L'homme enchaîne les réunions secrètes / Crédits : Emmanuel Bossanne
Légitimiste avant tout
Si Sitbon est quasi-unanimement qualifié de tueur, il est aussi décrit comme quelqu’un de fidèle. Il est apprécié par les cadres de son parti. « C’est quelqu’un de très observateur, à l’écoute, carré, qui va droit au but. Il est aussi bienveillant. Il m’a toujours dit que sa porte resterait toujours ouverte », déclare l’ancien président des Jeunes populaires, Stéphane Tiki. « Il est très rigoureux et travailleur, toujours très disponible », note aussi la maire du IXe arrondissement de Paris, Delphine Burkli.
Dans son bureau, où s’entassent des piles de documents rangés seulement avant de partir en vacances, Sitbon montre fièrement à ses visiteurs le portrait du général de Gaulle, de Georges Pompidou, de Jacques Chirac et de Nicolas Sarkozy, ainsi qu’une photo commune de Pompidou et de Gaulle.
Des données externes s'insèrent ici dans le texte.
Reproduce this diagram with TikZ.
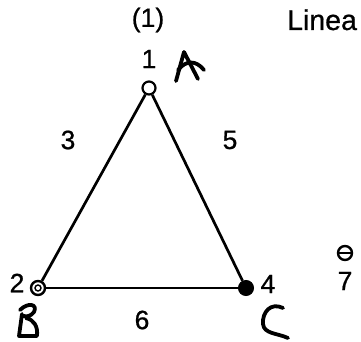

Exit donc Valéry Giscard d’Estaing, pas issu de la famille gaulliste. Les deux assistantes de Sitbon affichent quant à elles fièrement des statuettes de Chirac. Le député LR de l’Yonne Guillaume Larrivé :
« Sitbon est profondément patriote, sincèrement et charnellement gaulliste. Il a l’esprit de compagnonnage du RPR. »
A Dreux, Sitbon déclare un jour, grandiloquent, qu’il « continuera jusqu’à son dernier souffle » son engagement « pour le général Gaulle et pour son pays ». C’est à peu près à la même époque que cet homme bien à droite délivre une certaine idée de la France. « La gauche n’aime pas la France, donc je combats la gauche. Je voterai même pour un con de droite pour barrer la route à un socialiste », dit-il à l’Optimum.
On ne lui connaît guère de passions en dehors de la politique. Tout juste sait-on qu’il aime passer ses vacances en Espagne, qu’il boit de l’alcool uniquement le week-end, qu’il ne lit pas de romans, qu’il n’a pas le permis de conduire et qu’il n’est pas originaire de Corse, contrairement à ce que prétendent plusieurs personnes interrogées. Légitimiste, Sitbon est au service du chef, quel qu’il soit, et cela suffit apparemment à son bonheur.
En campagne pour Wauquiez
Depuis son arrivée à Lyon, Sitbon ne ménage pas ses efforts pour Wauquiez sans jamais délaisser la politique nationale : à la rentrée 2016, il anime un séminaire de formation pour les candidats aux législatives déjà investis par LR. Le 9 octobre, on croise aussi Sitbon au grand meeting de Sarkozy au Zénith de Paris.
Le 16 septembre dernier, Sitbon accompagne Wauquiez lors d’une réunion de rentrée des Républicains d’Eure-et-Loir, à Tremblay-les-Villages. Il est accueilli à bras ouverts par des militants ravis de le revoir, dix ans après son départ de Dreux. Le président de la Région Auvergne-Rhône-Alpes et candidat à la présidence du parti LR lui, remercie Hamel de « lui avoir laissé un aussi bon directeur de cabinet ».
Quelques jours plus tôt, les 2 et 3 septembre, Sitbon avait aussi participé au Campus de rentrée des Jeunes Républicains, à Lyon, événement tout acquis à la cause de Wauquiez. « Je le croise assez souvent car il fait partie de son équipe rapprochée », confirme un cadre de la campagne. « Laurent apprécie Ange pour sa capacité de travail, son expertise, sa loyauté. Ils ont travaillé ensemble chez LR et ça matche », précise Rezagui. Devant ses proches, l’ex-responsable des élections vante les mérites de Wauquiez, « quelqu’un qui écoute beaucoup puis tranche. »
A l’été 2017, Sitbon confie à un interlocuteur le plan de Wauquiez « pour prendre la tête du parti » et se réjouit d’avance de la victoire annoncée du grand favori. « Maintenant, il y aura une tête », lui glisse-t-il. Un de nos interlocuteurs voit dans la campagne de Wauquiez la marque de fabrique de Sitbon et « de gens qui connaissent l’appareil », notamment la volonté du candidat de « fuir les débats », une « tactique habile pour ne pas sortir abîmé » de la campagne.
Lors d’un meeting de Wauquiez organisé à l’Hôtel Méridien le 20 novembre à Paris, le candidat vante les mérites de l’indéboulonnable patron des députés LR Christian Jacob, présent à ses côtés ce soir-là : « Mon grand père disait “quand on monte au front, est-ce qu’on a besoin de se retourner ou non ?” Avec Christian, on n’a pas besoin de se retourner’ ». Cela pourrait tout autant convenir à Ange Sitbon.